Pre-draft measurables
| Height | Weight | Arm length | Hand span | 40-yard dash | 10-yard split | 20-yard split | 20-yard shuttle | Three-cone drill | Vertical jump | Broad jump | Bench press |
| 5 ft 9+1⁄4 in (1.76 m) | 194 lb (88 kg) | 31+5⁄8 in (0.80 m) | 9 in (0.23 m) | 4.48 s | 1.56 s | 2.60 s | 4.25 s | 7.04 s | 35.0 in (0.89 m) | 9 ft 8 in (2.95 m) | 11 reps |
All values from Pro Day

===Atlanta Falcons===
Lammons signed with the Atlanta Falcons as an undrafted free agent on April 28, 2018. He was waived on September 1, 2018, as part of final roster cuts.

===New Orleans Saints===
Lammons was signed to the New Orleans Saints practice squad on October 3, 2018, but was waived on October 20, 2018.

===Miami Dolphins===
Lammons was signed to the Miami Dolphins practice squad on November 28, 2018, and stayed there for the rest of the 2018 season. He made his NFL debut on September 8, 2019, in the Dolphins season opener against the Baltimore Ravens, registering one pass defended.
In week 13 against the Philadelphia Eagles, Lammons intercepted a Hail Mary pass thrown by Carson Wentz late in the fourth quarter to seal a 37–31 Dolphins' win for his first career interception. He was waived on December 7, 2019.

===Kansas City Chiefs===
On December 10, 2019, Lammons was signed to the Kansas City Chiefs practice squad. Lammons remained on the practice squad for the rest of the 2019 season, including during the Chiefs Super Bowl LIV victory. He re-signed with the Chiefs on February 5, 2020. He was waived during final roster cuts on September 5, 2020, and signed to the practice squad the following day. He was elevated to the active roster on December 5 and 12 for the team's weeks 13 and 14 games against the Denver Broncos and Dolphins, and reverted to the practice squad after each game. He was elevated again to the active roster on January 16 and 23 for the team's divisional playoff game and AFC Championship Game against the Cleveland Browns and Buffalo Bills, and reverted to the practice squad again following each game. On February 6, 2021, Lammons was promoted to the active roster ahead of Super Bowl LV against the Tampa Bay Buccaneers.

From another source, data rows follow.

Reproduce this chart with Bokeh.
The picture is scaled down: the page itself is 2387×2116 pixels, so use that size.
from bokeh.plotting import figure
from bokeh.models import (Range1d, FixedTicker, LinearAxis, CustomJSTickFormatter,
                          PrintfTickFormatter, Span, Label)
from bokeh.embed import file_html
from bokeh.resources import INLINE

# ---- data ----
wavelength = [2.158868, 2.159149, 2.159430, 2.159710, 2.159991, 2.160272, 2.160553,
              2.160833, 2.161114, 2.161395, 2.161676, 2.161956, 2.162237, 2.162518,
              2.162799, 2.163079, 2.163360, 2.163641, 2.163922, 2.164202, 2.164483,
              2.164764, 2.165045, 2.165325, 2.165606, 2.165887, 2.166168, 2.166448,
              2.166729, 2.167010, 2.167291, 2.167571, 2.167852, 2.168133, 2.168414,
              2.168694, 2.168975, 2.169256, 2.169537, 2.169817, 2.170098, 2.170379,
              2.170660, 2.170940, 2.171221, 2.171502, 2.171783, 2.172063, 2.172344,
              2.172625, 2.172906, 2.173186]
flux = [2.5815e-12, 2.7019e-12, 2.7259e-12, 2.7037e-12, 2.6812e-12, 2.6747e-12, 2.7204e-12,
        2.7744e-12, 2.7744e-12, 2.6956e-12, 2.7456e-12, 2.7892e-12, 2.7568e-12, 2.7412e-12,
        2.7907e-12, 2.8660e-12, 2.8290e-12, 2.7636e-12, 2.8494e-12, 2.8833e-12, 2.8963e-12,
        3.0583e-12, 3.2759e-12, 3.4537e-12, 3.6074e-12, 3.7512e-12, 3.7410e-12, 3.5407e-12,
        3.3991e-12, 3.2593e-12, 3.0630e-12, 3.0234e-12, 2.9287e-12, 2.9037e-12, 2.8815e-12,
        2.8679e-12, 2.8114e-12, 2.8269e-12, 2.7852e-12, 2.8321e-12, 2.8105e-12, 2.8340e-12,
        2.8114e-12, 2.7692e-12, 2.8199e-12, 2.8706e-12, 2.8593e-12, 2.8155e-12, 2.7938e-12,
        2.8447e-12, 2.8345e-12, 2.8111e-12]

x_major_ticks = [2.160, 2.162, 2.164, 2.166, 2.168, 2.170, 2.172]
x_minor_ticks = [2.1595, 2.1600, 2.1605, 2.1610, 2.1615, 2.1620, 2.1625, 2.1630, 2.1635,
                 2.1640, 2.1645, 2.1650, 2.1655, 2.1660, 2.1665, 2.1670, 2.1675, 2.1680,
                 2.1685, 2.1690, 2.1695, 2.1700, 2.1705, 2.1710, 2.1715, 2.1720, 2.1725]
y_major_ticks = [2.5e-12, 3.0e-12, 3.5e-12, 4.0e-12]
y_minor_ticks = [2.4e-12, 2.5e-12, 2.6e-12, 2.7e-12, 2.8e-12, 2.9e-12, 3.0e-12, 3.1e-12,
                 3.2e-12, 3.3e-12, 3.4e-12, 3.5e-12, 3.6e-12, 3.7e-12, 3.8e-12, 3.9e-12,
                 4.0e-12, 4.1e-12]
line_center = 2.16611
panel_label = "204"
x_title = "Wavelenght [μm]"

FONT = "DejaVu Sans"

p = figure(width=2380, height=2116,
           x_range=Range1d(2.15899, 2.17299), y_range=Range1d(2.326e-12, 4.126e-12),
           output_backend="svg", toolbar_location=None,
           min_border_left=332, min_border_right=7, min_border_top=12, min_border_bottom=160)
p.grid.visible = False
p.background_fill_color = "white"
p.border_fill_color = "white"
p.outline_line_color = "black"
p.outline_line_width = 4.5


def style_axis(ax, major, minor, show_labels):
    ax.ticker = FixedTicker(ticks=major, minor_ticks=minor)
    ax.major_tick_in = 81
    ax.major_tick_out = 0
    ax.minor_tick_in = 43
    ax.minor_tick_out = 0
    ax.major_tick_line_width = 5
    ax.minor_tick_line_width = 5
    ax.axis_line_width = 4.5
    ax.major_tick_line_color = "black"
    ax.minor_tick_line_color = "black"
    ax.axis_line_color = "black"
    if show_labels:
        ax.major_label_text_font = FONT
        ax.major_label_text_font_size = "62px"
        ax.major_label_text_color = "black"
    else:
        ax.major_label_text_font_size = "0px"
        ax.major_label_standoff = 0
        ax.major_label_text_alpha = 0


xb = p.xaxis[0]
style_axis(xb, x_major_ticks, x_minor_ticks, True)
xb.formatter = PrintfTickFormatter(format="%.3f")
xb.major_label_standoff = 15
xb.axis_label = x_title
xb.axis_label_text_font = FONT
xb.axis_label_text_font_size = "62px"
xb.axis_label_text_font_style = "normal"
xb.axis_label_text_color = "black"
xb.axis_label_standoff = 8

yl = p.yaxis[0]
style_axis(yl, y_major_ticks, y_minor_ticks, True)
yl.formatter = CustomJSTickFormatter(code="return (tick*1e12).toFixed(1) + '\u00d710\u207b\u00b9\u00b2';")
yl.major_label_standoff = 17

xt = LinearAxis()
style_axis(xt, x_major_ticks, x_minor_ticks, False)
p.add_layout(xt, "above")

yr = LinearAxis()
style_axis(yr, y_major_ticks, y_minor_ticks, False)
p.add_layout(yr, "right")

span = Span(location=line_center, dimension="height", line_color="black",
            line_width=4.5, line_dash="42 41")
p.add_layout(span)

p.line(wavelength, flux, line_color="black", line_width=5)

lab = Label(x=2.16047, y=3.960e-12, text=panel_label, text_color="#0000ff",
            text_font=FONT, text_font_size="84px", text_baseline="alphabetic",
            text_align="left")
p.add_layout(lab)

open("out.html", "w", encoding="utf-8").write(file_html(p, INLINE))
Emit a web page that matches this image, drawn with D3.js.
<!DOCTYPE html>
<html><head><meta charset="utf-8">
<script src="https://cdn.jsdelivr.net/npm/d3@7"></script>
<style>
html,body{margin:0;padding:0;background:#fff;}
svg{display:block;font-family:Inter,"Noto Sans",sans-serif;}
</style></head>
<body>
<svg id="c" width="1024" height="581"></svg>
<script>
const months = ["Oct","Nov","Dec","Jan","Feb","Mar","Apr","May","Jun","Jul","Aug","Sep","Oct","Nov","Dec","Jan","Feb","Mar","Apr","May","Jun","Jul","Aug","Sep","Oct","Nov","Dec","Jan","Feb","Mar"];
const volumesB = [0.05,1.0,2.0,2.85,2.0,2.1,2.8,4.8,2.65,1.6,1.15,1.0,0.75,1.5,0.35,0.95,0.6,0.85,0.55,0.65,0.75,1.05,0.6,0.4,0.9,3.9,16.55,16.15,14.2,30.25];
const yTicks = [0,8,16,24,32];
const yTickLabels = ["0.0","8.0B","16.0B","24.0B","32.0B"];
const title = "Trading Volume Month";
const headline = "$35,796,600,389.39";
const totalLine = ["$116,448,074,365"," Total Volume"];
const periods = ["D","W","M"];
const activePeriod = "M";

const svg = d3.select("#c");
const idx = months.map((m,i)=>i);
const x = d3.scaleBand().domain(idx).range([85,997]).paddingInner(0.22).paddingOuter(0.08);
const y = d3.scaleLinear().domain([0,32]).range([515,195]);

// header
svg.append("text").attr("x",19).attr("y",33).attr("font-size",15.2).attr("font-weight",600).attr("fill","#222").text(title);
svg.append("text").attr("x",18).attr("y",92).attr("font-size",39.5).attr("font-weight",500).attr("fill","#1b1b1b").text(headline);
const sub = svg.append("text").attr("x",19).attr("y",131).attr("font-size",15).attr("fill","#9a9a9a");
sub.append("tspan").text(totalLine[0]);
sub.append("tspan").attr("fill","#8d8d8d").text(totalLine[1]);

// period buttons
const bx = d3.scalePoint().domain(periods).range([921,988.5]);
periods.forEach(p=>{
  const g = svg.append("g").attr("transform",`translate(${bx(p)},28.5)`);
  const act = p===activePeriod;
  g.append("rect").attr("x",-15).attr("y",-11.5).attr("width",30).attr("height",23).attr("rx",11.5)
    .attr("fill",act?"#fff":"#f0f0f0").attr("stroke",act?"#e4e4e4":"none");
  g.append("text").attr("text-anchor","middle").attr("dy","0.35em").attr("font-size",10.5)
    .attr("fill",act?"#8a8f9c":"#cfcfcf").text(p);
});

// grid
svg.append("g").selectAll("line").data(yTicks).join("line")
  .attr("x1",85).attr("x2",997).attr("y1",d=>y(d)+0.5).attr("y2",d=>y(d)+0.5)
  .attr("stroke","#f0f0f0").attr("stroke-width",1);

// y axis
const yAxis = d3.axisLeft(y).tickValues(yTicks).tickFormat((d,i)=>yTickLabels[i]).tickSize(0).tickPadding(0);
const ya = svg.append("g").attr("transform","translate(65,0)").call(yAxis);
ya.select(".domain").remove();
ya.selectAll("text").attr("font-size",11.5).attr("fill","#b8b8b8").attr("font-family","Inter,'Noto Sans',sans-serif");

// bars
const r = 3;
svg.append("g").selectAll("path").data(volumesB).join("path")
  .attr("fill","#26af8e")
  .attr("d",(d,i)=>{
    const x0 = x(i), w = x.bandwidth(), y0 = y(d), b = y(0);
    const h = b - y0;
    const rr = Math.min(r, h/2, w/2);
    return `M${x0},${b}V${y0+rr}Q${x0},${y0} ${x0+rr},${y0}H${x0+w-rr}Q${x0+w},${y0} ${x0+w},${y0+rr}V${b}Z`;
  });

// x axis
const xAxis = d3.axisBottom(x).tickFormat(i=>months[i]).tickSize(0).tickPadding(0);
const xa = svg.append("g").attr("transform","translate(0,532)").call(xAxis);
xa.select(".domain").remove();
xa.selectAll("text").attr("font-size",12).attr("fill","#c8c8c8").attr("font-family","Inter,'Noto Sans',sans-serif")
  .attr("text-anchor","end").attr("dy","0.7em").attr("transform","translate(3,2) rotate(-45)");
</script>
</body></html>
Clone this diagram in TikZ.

On December 11, 2021, Lammons was placed on injured reserve. He re-signed with the Chiefs on June 16, 2022. He was waived on January 23, 2023.

===Cincinnati Bengals===
On January 24, 2023, Lammons was claimed off waivers by the Cincinnati Bengals, but was not added to their roster until after Super Bowl LVII.

===Indianapolis Colts===
On July 27, 2023, Lammons signed with the Indianapolis Colts. He was suspended for the first three games of the regular season on August 4. Following his suspension, Lammons was released on September 25, and re-signed to the practice squad. He was signed to the active roster on December 22.

Lammons was released by the Colts on August 27, 2024, and re-signed to the practice squad. On September 10, he was signed to the active roster. Lammons was waived by Indianapolis on January 4, 2025.

On August 1, 2025, Lammons re-signed with the Colts. He was released on August 26 as part of final roster cuts and re-signed to the practice squad the next day. On October 4, Lammons was signed to the active roster. In 10 appearances (one start) for the team, he recorded three pass deflections and 17 combined tackles. On December 9, Lammons was placed on injured reserve due to a foot injury suffered in Week 14 against the Jacksonville Jaguars.

==Legal issues==
Lammons had a warrant issued for his arrest on February 16, 2022, in Las Vegas, Nevada in connection to an alleged assault that included New Orleans Saints running back Alvin Kamara. His attorney filed a motion to have the warrant recalled. The following day, Lammons turned himself in. He was released after going through the booking process and posting a $5,000 bail but was not actually put in a jail cell. He received a felony charge for battery resulting in substantial bodily harm and a misdemeanor charge of conspiracy to commit battery.